Charts and diagrams as code:

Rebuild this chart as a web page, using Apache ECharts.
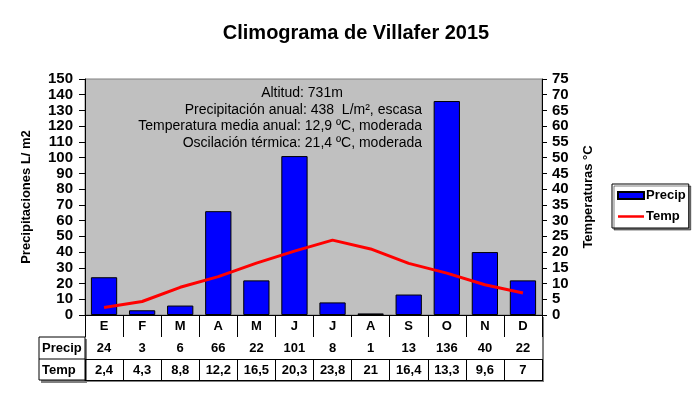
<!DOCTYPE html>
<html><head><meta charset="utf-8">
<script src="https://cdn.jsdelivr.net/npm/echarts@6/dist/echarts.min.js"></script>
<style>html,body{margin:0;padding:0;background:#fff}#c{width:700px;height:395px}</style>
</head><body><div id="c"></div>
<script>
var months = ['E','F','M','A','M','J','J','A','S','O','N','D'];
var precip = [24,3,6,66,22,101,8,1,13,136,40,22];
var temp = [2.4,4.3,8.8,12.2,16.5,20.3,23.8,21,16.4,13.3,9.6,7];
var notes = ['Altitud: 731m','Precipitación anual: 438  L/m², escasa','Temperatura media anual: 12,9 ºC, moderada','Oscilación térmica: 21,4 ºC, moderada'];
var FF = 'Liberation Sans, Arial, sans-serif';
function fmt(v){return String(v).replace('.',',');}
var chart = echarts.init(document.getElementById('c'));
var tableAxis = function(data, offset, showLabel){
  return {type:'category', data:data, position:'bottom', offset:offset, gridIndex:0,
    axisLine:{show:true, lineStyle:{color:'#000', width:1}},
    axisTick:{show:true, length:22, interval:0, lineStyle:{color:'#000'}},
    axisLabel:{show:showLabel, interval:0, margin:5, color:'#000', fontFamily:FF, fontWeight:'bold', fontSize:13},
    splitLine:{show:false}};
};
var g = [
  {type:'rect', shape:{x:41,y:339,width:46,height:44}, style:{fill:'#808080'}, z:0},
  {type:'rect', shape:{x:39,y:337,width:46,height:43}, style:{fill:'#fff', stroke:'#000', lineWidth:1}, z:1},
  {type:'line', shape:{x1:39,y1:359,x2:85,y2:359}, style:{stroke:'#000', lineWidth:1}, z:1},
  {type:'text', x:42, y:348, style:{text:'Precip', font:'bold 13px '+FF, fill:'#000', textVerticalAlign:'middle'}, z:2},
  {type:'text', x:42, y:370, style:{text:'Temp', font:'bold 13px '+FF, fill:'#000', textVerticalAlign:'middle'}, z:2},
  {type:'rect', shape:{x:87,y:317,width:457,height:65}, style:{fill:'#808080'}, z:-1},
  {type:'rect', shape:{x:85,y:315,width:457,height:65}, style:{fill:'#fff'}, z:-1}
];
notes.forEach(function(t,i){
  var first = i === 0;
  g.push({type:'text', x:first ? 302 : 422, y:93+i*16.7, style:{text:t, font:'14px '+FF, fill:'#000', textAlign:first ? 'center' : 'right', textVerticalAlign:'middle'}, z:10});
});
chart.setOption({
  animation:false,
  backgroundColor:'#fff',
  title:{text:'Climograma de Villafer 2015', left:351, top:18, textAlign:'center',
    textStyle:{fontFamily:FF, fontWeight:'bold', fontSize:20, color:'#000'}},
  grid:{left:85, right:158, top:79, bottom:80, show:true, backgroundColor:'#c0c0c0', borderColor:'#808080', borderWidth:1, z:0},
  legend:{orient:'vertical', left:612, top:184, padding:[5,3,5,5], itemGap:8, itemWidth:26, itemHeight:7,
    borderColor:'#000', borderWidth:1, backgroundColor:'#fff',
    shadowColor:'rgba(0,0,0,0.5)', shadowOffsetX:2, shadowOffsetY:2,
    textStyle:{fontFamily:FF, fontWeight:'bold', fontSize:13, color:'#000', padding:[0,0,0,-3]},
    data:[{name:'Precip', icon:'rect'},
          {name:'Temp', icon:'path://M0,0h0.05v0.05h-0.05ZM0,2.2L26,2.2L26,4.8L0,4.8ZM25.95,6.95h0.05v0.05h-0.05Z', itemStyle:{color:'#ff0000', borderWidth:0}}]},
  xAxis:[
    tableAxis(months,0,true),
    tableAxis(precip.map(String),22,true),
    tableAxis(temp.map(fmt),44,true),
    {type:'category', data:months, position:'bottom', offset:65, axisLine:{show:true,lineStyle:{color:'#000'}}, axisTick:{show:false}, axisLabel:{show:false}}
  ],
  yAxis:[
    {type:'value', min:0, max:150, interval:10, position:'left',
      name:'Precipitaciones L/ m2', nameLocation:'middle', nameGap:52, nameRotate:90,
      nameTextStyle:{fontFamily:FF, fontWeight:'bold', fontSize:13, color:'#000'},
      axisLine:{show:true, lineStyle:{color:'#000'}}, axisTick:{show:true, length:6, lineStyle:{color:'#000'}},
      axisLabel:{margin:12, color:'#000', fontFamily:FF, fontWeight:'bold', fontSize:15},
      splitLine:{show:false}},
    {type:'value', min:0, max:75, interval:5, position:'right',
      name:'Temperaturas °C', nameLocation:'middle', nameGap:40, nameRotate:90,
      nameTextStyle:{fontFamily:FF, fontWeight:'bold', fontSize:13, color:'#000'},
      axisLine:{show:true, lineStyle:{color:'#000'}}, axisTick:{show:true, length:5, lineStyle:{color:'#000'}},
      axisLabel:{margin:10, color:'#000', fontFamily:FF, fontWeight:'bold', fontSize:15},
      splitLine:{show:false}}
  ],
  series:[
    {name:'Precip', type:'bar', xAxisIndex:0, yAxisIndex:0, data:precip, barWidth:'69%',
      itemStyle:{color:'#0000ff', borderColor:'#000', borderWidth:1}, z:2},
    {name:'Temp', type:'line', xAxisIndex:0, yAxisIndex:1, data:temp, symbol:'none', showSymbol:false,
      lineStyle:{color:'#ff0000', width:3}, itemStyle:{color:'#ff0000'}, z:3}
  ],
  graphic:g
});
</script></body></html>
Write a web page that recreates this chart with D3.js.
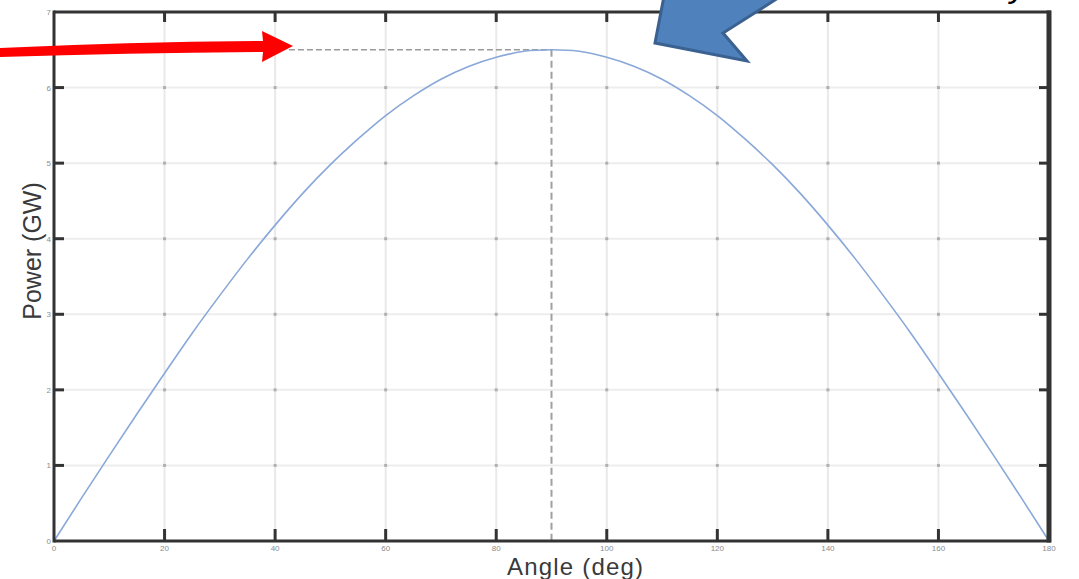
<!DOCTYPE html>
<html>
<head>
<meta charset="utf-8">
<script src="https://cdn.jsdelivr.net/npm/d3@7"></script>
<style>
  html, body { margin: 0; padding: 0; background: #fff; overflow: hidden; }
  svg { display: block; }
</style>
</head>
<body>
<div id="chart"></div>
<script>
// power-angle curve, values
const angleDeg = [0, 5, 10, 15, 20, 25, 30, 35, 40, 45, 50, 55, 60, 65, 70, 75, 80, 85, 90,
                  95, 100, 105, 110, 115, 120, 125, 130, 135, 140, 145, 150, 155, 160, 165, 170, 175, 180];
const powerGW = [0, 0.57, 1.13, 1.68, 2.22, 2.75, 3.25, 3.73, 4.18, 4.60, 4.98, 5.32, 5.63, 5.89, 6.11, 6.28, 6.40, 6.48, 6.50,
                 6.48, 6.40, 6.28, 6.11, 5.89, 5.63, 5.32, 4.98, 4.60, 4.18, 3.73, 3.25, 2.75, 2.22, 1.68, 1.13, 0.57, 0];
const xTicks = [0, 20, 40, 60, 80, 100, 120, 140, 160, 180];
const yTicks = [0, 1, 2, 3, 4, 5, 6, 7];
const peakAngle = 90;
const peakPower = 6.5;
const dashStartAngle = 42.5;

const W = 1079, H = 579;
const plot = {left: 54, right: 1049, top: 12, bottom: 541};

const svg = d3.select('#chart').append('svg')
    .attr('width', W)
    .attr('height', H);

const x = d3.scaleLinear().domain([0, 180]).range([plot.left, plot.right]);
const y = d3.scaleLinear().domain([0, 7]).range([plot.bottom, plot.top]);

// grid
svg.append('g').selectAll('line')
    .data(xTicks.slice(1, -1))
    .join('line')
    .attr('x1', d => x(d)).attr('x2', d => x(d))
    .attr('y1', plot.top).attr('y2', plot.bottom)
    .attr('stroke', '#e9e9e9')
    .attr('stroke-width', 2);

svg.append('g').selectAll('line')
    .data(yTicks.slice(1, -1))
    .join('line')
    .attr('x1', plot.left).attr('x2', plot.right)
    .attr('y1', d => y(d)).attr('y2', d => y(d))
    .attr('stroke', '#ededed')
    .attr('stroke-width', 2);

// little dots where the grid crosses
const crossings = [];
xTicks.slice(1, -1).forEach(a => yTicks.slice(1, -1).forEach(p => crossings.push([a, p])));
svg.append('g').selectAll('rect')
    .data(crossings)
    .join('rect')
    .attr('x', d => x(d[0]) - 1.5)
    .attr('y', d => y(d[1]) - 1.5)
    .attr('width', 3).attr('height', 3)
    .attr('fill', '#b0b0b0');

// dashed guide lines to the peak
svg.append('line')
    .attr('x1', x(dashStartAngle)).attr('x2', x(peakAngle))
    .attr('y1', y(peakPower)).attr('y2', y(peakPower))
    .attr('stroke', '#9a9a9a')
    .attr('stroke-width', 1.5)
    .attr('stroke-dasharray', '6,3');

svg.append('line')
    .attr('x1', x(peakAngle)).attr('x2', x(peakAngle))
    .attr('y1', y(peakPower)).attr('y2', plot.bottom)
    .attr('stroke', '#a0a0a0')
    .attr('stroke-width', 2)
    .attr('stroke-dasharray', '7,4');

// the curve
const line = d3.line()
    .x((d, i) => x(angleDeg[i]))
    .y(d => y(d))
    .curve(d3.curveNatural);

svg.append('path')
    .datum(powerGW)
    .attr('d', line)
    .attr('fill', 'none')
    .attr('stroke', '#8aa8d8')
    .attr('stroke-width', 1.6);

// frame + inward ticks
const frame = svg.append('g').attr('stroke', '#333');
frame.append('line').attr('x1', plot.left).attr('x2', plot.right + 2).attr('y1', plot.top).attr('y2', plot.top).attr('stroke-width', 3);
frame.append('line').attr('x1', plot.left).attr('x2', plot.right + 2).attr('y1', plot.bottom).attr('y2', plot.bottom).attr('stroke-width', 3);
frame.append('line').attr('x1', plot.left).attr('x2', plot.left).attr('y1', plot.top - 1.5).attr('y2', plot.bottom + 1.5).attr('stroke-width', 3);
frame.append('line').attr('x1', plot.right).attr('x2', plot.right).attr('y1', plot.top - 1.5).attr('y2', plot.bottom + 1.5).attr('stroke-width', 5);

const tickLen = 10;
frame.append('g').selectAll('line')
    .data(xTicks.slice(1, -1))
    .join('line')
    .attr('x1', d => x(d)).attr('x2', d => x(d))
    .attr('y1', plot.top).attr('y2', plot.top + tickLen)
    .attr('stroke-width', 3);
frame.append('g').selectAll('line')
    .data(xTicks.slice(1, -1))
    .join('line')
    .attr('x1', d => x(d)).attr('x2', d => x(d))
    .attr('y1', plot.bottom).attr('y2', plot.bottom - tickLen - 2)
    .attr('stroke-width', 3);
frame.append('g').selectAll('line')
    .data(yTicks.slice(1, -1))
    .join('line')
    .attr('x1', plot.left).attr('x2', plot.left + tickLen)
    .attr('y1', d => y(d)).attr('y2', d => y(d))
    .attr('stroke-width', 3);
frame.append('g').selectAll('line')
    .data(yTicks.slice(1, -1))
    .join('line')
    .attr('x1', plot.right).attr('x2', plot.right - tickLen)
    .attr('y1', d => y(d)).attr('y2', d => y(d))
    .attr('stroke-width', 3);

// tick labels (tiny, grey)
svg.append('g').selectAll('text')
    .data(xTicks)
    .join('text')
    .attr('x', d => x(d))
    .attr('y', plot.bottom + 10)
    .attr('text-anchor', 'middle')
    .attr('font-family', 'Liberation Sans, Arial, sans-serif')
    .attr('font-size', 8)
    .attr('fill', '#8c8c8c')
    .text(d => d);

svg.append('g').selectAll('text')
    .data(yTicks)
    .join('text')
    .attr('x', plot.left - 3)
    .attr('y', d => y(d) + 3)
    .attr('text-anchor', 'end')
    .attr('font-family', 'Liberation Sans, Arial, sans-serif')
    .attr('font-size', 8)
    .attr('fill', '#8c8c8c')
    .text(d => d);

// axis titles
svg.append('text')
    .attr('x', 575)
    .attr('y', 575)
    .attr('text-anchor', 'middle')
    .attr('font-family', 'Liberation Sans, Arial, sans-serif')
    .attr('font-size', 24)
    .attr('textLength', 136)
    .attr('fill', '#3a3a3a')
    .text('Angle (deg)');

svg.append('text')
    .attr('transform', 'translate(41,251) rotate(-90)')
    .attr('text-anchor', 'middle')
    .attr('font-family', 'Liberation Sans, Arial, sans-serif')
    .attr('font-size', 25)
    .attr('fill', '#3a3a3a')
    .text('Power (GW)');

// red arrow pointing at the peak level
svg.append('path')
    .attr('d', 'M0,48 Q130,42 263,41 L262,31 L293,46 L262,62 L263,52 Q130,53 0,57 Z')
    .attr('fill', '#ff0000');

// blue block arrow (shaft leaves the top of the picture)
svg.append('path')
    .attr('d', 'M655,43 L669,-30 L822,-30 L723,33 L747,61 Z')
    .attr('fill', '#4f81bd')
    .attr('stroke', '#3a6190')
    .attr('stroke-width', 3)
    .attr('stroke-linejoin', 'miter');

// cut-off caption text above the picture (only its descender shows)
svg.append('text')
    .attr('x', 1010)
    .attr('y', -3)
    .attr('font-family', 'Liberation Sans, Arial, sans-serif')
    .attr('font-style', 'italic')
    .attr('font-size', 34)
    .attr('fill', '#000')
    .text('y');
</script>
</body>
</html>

(Your instructions):
Locate the word "page" in the entries, and copy every line where it is found.

(Written response):
Rebuild this chart as a web page, using Apache ECharts.
Write a web page that recreates this chart with D3.js.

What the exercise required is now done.